Philip, who was one of the seven godly servants (cf. Acts 6:5) takes the good news of Jesus and shares it with the Samaritans (8:5-25) and with an Ethiopian eunuch (8:26-40). Then a very surprising thing happens. Saul who was “breathing threats and murder against the disciples of the Lord” (9:1) was granted authority to have access to Synagogues in Damascus so that he can arrest Christians and take them back to Jerusalem (9:1-2). As he goes on this journey, Saul is confronted by Jesus Christ and is converted. He is then commissioned by Jesus to proclaim His good news to gentiles, kings, and the children of Israel. He goes from being a persecutor of God’s people to a preacher of God’s Word.
3. Witness in the Ends of the Earth (13-28)
In this third section of the book of Acts, the gospel message goes beyond Judea and Samaria and extends to the ends of the known world.

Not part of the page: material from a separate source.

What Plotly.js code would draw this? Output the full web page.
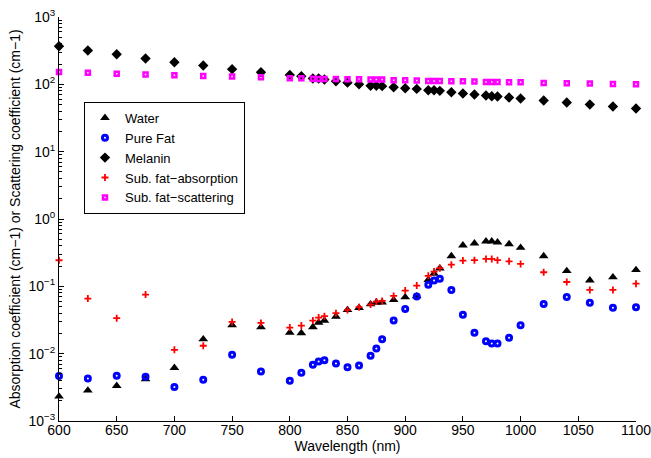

This material follows Paul’s three missionary journeys (Acts 13-14, 16-18, 19-21) and his journey to Rome as a prisoner (22-28).
First Missionary Journey
Paul and Barnabas were set aside and commissioned by the church in Antioch. This first missionary journey lasted approximately for a year and half. Their ministry took place in Cyprus and Galatia. During this ministry trip, John Mark left them and went back to Jerusalem (13:13). Later this will become a contention between Paul and Barnabas.
Second Missionary Journey
Preparations began for a second missionary journey where they would visit those to whom they had previously preached God’s Word (15:36). However, a sharp disagreement over John Mark occurred between Paul and Barnabas (15:37). Barnabas wanted to bring him, but Paul didn’t. By God’s grace, this difficult discussion ended up with the forming of two missionary teams. Barnabas took Mark and Paul took Silas. Paul and Silas visited the places he previously ministered to in Asia Minor. The journey continued through the regions of Thrace, Macedonia, Achaia, then to Jerusalem and back to Anitoch Syria.
Third Missionary Journey
Paul’s third missionary journey was a very similar route to his second one. But this time he spent around three years in Ephesus. He continued to go from place to place preaching God’s Word and strengthening the churches.